**SUPPLIED MATERIAL:**
— BEGIN —
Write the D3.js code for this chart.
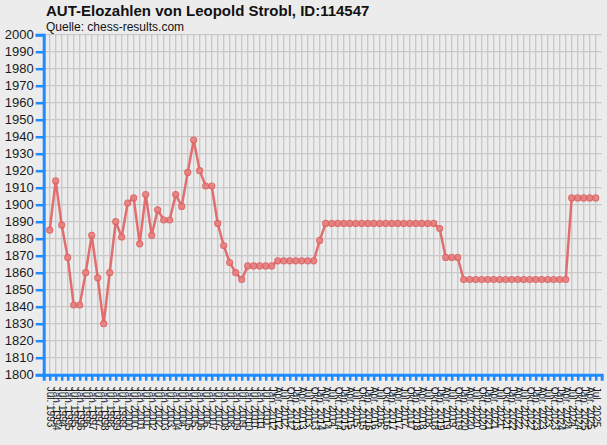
<!DOCTYPE html>
<html lang="de">
<head>
<meta charset="UTF-8">
<title>AUT-Elozahlen</title>
<script src="https://cdnjs.cloudflare.com/ajax/libs/d3/7.8.5/d3.min.js"></script>
<style>
  body { margin: 0; background: #ececec; }
  svg { display: block; font-family: "Liberation Sans", Arial, sans-serif; }
</style>
</head>
<body>
<div id="chart"></div>
<script>
var w = 607, h = 445;

// Ratinglisten (halbjährlich bis Jan. 2012, danach vierteljährlich)
var dates = [
  "Jul. 1993", "Jan. 1994", "Jul. 1994", "Jan. 1995", "Jul. 1995", "Jan. 1996", "Jul. 1996",
  "Jan. 1997", "Jul. 1997", "Jan. 1998", "Jul. 1998", "Jan. 1999", "Jul. 1999", "Jan. 2000",
  "Jul. 2000", "Jan. 2001", "Jul. 2001", "Jan. 2002", "Jul. 2002", "Jan. 2003", "Jul. 2003",
  "Jan. 2004", "Jul. 2004", "Jan. 2005", "Jul. 2005", "Jan. 2006", "Jul. 2006", "Jan. 2007",
  "Jul. 2007", "Jan. 2008", "Jul. 2008", "Jan. 2009", "Jul. 2009", "Jan. 2010", "Jul. 2010",
  "Jan. 2011", "Jul. 2011", "Jan. 2012",
  "Apr. 2012", "Jul. 2012", "Okt. 2012",
  "Jan. 2013", "Apr. 2013", "Jul. 2013", "Okt. 2013",
  "Jan. 2014", "Apr. 2014", "Jul. 2014", "Okt. 2014",
  "Jan. 2015", "Apr. 2015", "Jul. 2015", "Okt. 2015",
  "Jan. 2016", "Apr. 2016", "Jul. 2016", "Okt. 2016",
  "Jan. 2017", "Apr. 2017", "Jul. 2017", "Okt. 2017",
  "Jan. 2018", "Apr. 2018", "Jul. 2018", "Okt. 2018",
  "Jan. 2019", "Apr. 2019", "Jul. 2019", "Okt. 2019",
  "Jan. 2020", "Apr. 2020", "Jul. 2020", "Okt. 2020",
  "Jan. 2021", "Apr. 2021", "Jul. 2021", "Okt. 2021",
  "Jan. 2022", "Apr. 2022", "Jul. 2022", "Okt. 2022",
  "Jan. 2023", "Apr. 2023", "Jul. 2023", "Okt. 2023",
  "Jan. 2024", "Apr. 2024", "Jul. 2024", "Okt. 2024",
  "Jan. 2025", "Apr. 2025", "Jul. 2025"
];

var elo = [
  1885, 1914, 1888, 1869, 1841, 1841, 1860, 1882, 1857, 1830,
  1860, 1890, 1881, 1901, 1904, 1877, 1906, 1882, 1897, 1891,
  1891, 1906, 1899, 1919, 1938, 1920, 1911, 1911, 1889, 1876,
  1866, 1860, 1856, 1864, 1864, 1864, 1864, 1864, 1867, 1867,
  1867, 1867, 1867, 1867, 1867, 1879, 1889, 1889, 1889, 1889,
  1889, 1889, 1889, 1889, 1889, 1889, 1889, 1889, 1889, 1889,
  1889, 1889, 1889, 1889, 1889, 1886, 1869, 1869, 1869, 1856,
  1856, 1856, 1856, 1856, 1856, 1856, 1856, 1856, 1856, 1856,
  1856, 1856, 1856, 1856, 1856, 1856, 1856, 1904, 1904, 1904,
  1904, 1904
];

var yTicks = d3.range(1800, 2001, 10);

var blue = "#1e8cff";
var red = "#e06262";

var svg = d3.select("#chart").append("svg")
    .attr("width", w)
    .attr("height", h);

var x = d3.scaleLinear()
    .domain([-1, dates.length])
    .range([43.7, 601.7]);

var y = d3.scaleLinear()
    .domain([1800, 2000])
    .range([374.7, 34.7]);

// Gitter
svg.append("g").selectAll("line.v")
    .data(dates)
    .enter().append("line")
    .attr("x1", function(d, i) { return x(i); })
    .attr("x2", function(d, i) { return x(i); })
    .attr("y1", y(2000))
    .attr("y2", y(1800))
    .attr("stroke", "#c8c8c8")
    .attr("stroke-width", 1.3);

svg.append("g").selectAll("line.h")
    .data(yTicks)
    .enter().append("line")
    .attr("x1", x(-1))
    .attr("x2", x(dates.length))
    .attr("y1", function(d) { return y(d); })
    .attr("y2", function(d) { return y(d); })
    .attr("stroke", "#c8c8c8")
    .attr("stroke-width", 1.3);

// Achsen
var yAxis = svg.append("g")
    .attr("transform", "translate(" + x(-1) + ",0)")
    .call(d3.axisLeft(y).tickValues(yTicks).tickSize(8).tickPadding(2).tickFormat(d3.format("d")));

var xAxis = svg.append("g")
    .attr("transform", "translate(0," + y(1800) + ")")
    .call(d3.axisBottom(x).tickValues(d3.range(dates.length)).tickSize(6)
      .tickFormat(function(i) { return dates[i]; }));

[yAxis, xAxis].forEach(function(ax) {
  ax.select(".domain").attr("stroke", blue).attr("stroke-width", 3);
  ax.selectAll(".tick line").attr("stroke", blue).attr("stroke-width", 2.5);
  ax.selectAll(".tick text").attr("fill", "#1a1a1a").attr("font-family", "Liberation Sans, Arial, sans-serif");
});

yAxis.selectAll(".tick text").attr("font-size", "13px");

xAxis.selectAll(".tick text")
    .attr("font-size", "10px")
    .attr("text-anchor", "start")
    .attr("dy", "0.35em")
    .attr("transform", "translate(0,12) rotate(90)")
    .attr("x", 0)
    .attr("y", 0);

// Linie + Punkte
var line = d3.line()
    .x(function(d, i) { return x(i); })
    .y(function(d) { return y(d); });

svg.append("path")
    .datum(elo)
    .attr("d", line)
    .attr("fill", "none")
    .attr("stroke", red)
    .attr("stroke-width", 2.5)
    .attr("stroke-opacity", 0.9);

svg.selectAll("circle")
    .data(elo)
    .enter().append("circle")
    .attr("cx", function(d, i) { return x(i); })
    .attr("cy", function(d) { return y(d); })
    .attr("r", 3)
    .attr("fill", "#e48484")
    .attr("stroke", red)
    .attr("stroke-width", 1.2)
    .attr("opacity", 0.9);

// Titel
svg.append("text")
    .attr("x", 46)
    .attr("y", 16)
    .attr("font-size", "15px")
    .attr("font-weight", "bold")
    .attr("fill", "#111")
    .text("AUT-Elozahlen von Leopold Strobl, ID:114547");

svg.append("text")
    .attr("x", 46)
    .attr("y", 31)
    .attr("font-size", "12px")
    .attr("fill", "#111")
    .text("Quelle: chess-results.com");
</script>
</body>
</html>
— END —
**REQUIREMENT:**
Your task is to reproduce exactly the lines from the start of the data above through the line containing "var w = 607, h = 445;", leaving every picture out.

**OUTPUT OF THE EXERCISE:**
Write the D3.js code for this chart.
<!DOCTYPE html>
<html lang="de">
<head>
<meta charset="UTF-8">
<title>AUT-Elozahlen</title>
<script src="https://cdnjs.cloudflare.com/ajax/libs/d3/7.8.5/d3.min.js"></script>
<style>
  body { margin: 0; background: #ececec; }
  svg { display: block; font-family: "Liberation Sans", Arial, sans-serif; }
</style>
</head>
<body>
<div id="chart"></div>
<script>
var w = 607, h = 445;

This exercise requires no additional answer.